The Franco-German Youth Office was established in 1963 as part of the Élysée Treaty of friendship between France and Germany. Student exchanges played a vital role in dissolving hostility between these former enemy states and the office is still operating today. More than eight million people have participated in around 300,000 of its exchange programmes.

Now it will bring the knowledge and experience it has gained to the Balkans, serving as the official moderator of the RYCO, providing technical assistance, funding and overall monitoring of its implementation and performance.

Political complications

While there is a lot of momentum and positive support for the new office, those involved are staying realistic about the current social and political situations in the Balkans. Two of the six participating countries, Serbia and Bosnia and Herzegovina, do not recognise Kosovo as an independent state.

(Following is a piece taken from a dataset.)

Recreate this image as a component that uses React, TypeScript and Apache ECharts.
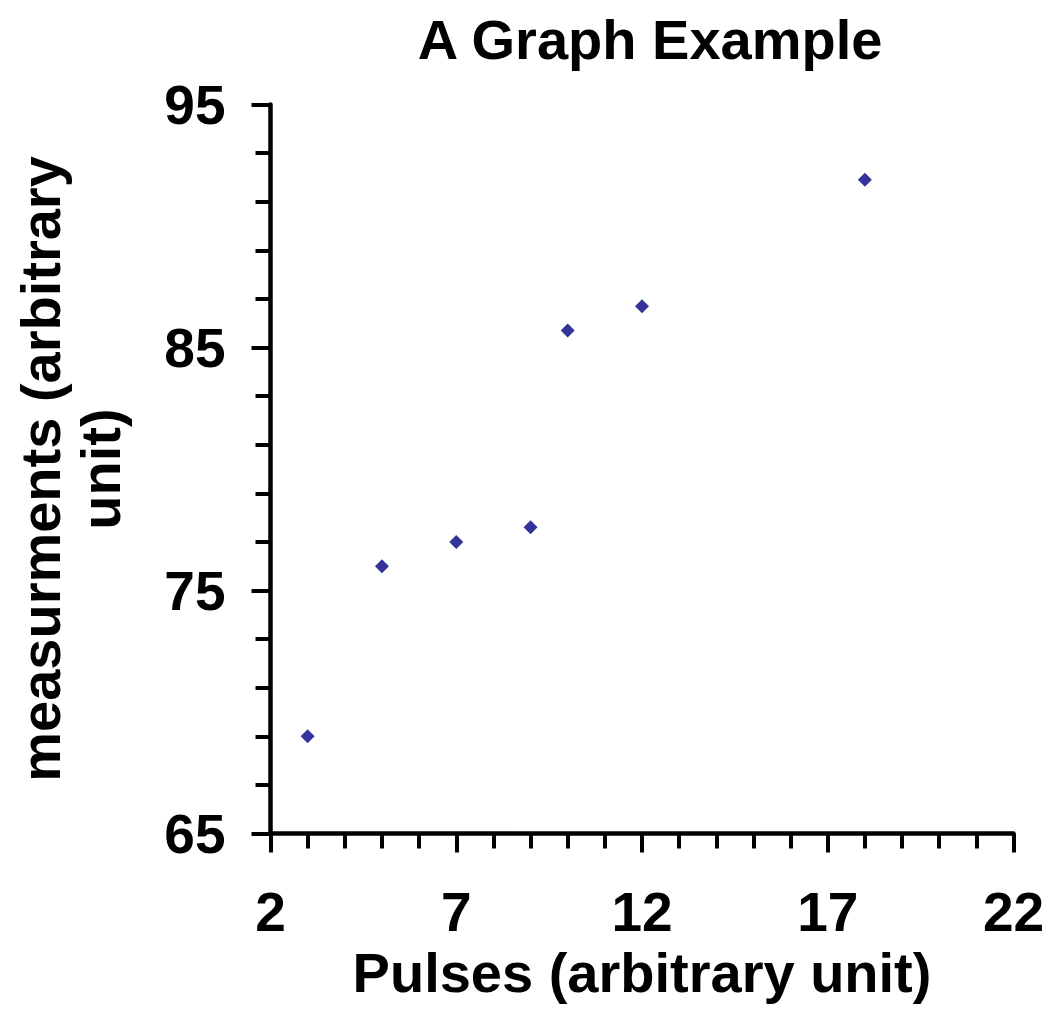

The written agreement to establish RYCO is carefully worded as a joint declaration between “the Prime Ministers of the Western Balkans participants”, avoiding any word that would affirm or deny Kosovo’s claim to statehood.

The most immediate issue this presents concerns travel in the region.

“Bosnia and Herzegovina does not recognise Kosovo as a state, and visa procedures are very complicated and expensive,” explained Rasim Ibrahimagic, a civil society activist from Bosnia and Herzegovina.

Two noticeable absences in the RYCO are Slovenia and Croatia.

Though both ex-Yugoslav states are already in the European Union, there is still a considerable amount of reconciliation left unfinished, especially in Croatia.

Morana Starcevic, the executive director of the YIHR in Croatia, said it was important that Croatia becomes part of the RYCO.

“Research from the Institute for Social Research in Croatia had shown that the youth has a huge social distance towards particular ethnic groups such as Serbs, Roma and Albanians, which is very problematic,” Starcevic said.

A group of 20 Croatian civil society organisations have formed the Coalition for Croatia’s Participation in RYCO in order to lobby the Zagreb government.

“By supporting this initiative, Croatia would follow the best European examples of dealing with the bitterness of the past and looking forward to a better future that is built on regional cooperation,” Starcevic said.

At its heart, the RYCO is about establishing friendships and restoring the freedoms that war took away.

“It’s really cool when you can go to each of the capitals and still feel at home,” Bojovic said.

“We do listen to the same music, we eat the same food, we drink the same beer. We are basically the same and, even more importantly, we do understand each other without any translation.”

Mitic agreed: “I believe that everyone should be able to live the lives that we are living; having friends everywhere, being able to go for a weekend, have fun, come back,” she said.

“All young people in the region deserve that kind of life. Because it’s a good life.”